Radioactive waste: Old records reveal history of Navy shipyard dumping

Investigative Reporters and Editors, Inc. The IRE Journal, Jul/Aug 2002 by Davis, Lisa

Ocean dumping

No one, but no one, keeps in touch like military veterans. The National Association of Atomic Veterans graciously allowed me to post a note in its newsletters, seeking vets who'd been at NRDL and/or Hunters Point Shipyard. Every once in awhile, someone would call. And for every veteran who called, there were two others he knew.

One day a man from Pennsylvania called and said that he had not been at Hunters Point, but remembered talking to someone who'd worked on a ship based in San Francisco that was dumping barrels of radiation into the ocean. That's how I met John Gessleman, a gunner's mate in the Navy in the 1950s, whose job included escort duty on a barge that carried containers of radioactive waste under the Golden Gate Bridge out toward the Farallon Islands, where they were dumped at sea. He and others followed orders to shoot the barrels full of holes to make them sink.

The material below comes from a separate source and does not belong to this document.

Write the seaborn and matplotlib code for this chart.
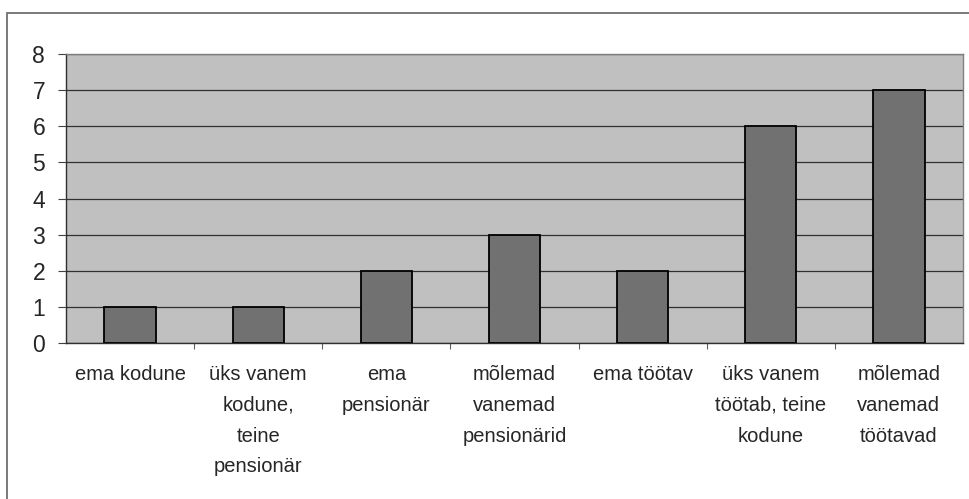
import matplotlib
matplotlib.use('Agg')
import matplotlib.pyplot as plt
import seaborn as sns
import pandas as pd
from matplotlib.patches import Rectangle

# categories and counts
categories = ['ema kodune',
              'üks vanem\nkodune,\nteine\npensionär',
              'ema\npensionär',
              'mõlemad\nvanemad\npensionärid',
              'ema töötav',
              'üks vanem\ntöötab, teine\nkodune',
              'mõlemad\nvanemad\ntöötavad']
counts = [1, 1, 2, 3, 2, 6, 7]
y_ticks = [0, 1, 2, 3, 4, 5, 6, 7, 8]

df = pd.DataFrame({'cat': categories, 'n': counts})

sns.set_style('white')
plt.rcParams['font.family'] = ['Liberation Sans', 'DejaVu Sans']

fig = plt.figure(figsize=(9.7, 4.99), dpi=100)
ax = fig.add_axes([66 / 970, 1 - 343 / 499, (963 - 66) / 970, (343 - 54) / 499])
ax.set_facecolor('#c0c0c0')

sns.barplot(data=df, x='cat', y='n', color='#717171', width=0.4,
            edgecolor='black', linewidth=1.3, saturation=1, ax=ax, zorder=3)

ax.set_xlim(-0.5, len(categories) - 0.5)
ax.set_ylim(0, 8)
ax.set_yticks(y_ticks)
ax.yaxis.grid(True, color='#303030', linewidth=0.9, zorder=1)
ax.set_axisbelow(True)
ax.set_xlabel('')
ax.set_ylabel('')

ax.tick_params(axis='y', labelsize=16.5, length=6, width=0.8, direction='out',
               pad=9, left=True, color='#404040')
ax.tick_params(axis='x', which='major', labelsize=14.5, length=0, pad=16)
ax.set_xticks([i + 0.5 for i in range(len(categories) - 1)], minor=True)
ax.tick_params(axis='x', which='minor', length=4, width=0.8, direction='out',
               bottom=True, color='#606060')
for lab in ax.get_xticklabels():
    lab.set_linespacing(1.78)
    lab.set_verticalalignment('top')

for side in ['left', 'bottom']:
    ax.spines[side].set_color('#303030')
    ax.spines[side].set_linewidth(1.0)
for side in ['top', 'right']:
    ax.spines[side].set_color('#808080')
    ax.spines[side].set_linewidth(1.0)

# outer chart border (runs off the right and bottom edges)
fig.patches.append(Rectangle((7 / 970, -0.1), 1.1, 1 - 13 / 499 + 0.1,
                             transform=fig.transFigure, fill=False,
                             edgecolor='#707070', linewidth=1.3))

fig.savefig('out.png', dpi=100)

Through old newspaper stories, I learned that there had been congressional hearings on the Farallon Island dump site in 1980, and I found some of the scientists who'd testified. As time passed, I contacted federal, state and local agencies trying to find out who monitors the dump site. The answer, as it turned out, was that no one monitors a nuclear waste dump in a national marine sanctuary. In fact, no one has ever determined how much waste had been dumped, or exactly where it is located.

I also connected with Dr. W. Jackson Davis, a professor of international environmental studies at the Monterey Institute of International Studies, who had studied the Farallon Island dump in the 1970s. Davis was helpful, not only in sharing the findings of his research, but also in helping me to understand some of the more technical aspects of handling radiation and its waste. Davis suggested that some of his graduate students might be interested in an internship that included environmental journalism. I brought the idea to my editor. We hammered out an internship agreement with the dean of the school, and within a few weeks we had a solid group of five students assigned to review documents relating to the cleanup of Hunters Point Shipyard. Over several months, I chased down environmental-impact statements and other supporting documentation on the base cleanup from the San Francisco Public Library and from the EPA for the students, and met regularly with them in Monterey.

By this time, I also had a working history of what radiological substances had actually been used on the shipyard. The students created a database from my documents and then, under Dr. Davis' supervision, analyzed the environmental cleanup work that the Navy had done at the former base. (The database was modified and used as part of the Internet presentation of "Fallout.")

As my editor and I began talking about how to put a year's worth of research and reporting into words, it became obvious that the material centered on two distinct locations- the Hunters Point Shipyard, where radioactive waste was created, and the Farallon Island Nuclear Waste Site, where at least some of it was dumped. So we organized the series in two parts: one concentrating on Hunters Point and the second on the Farallons.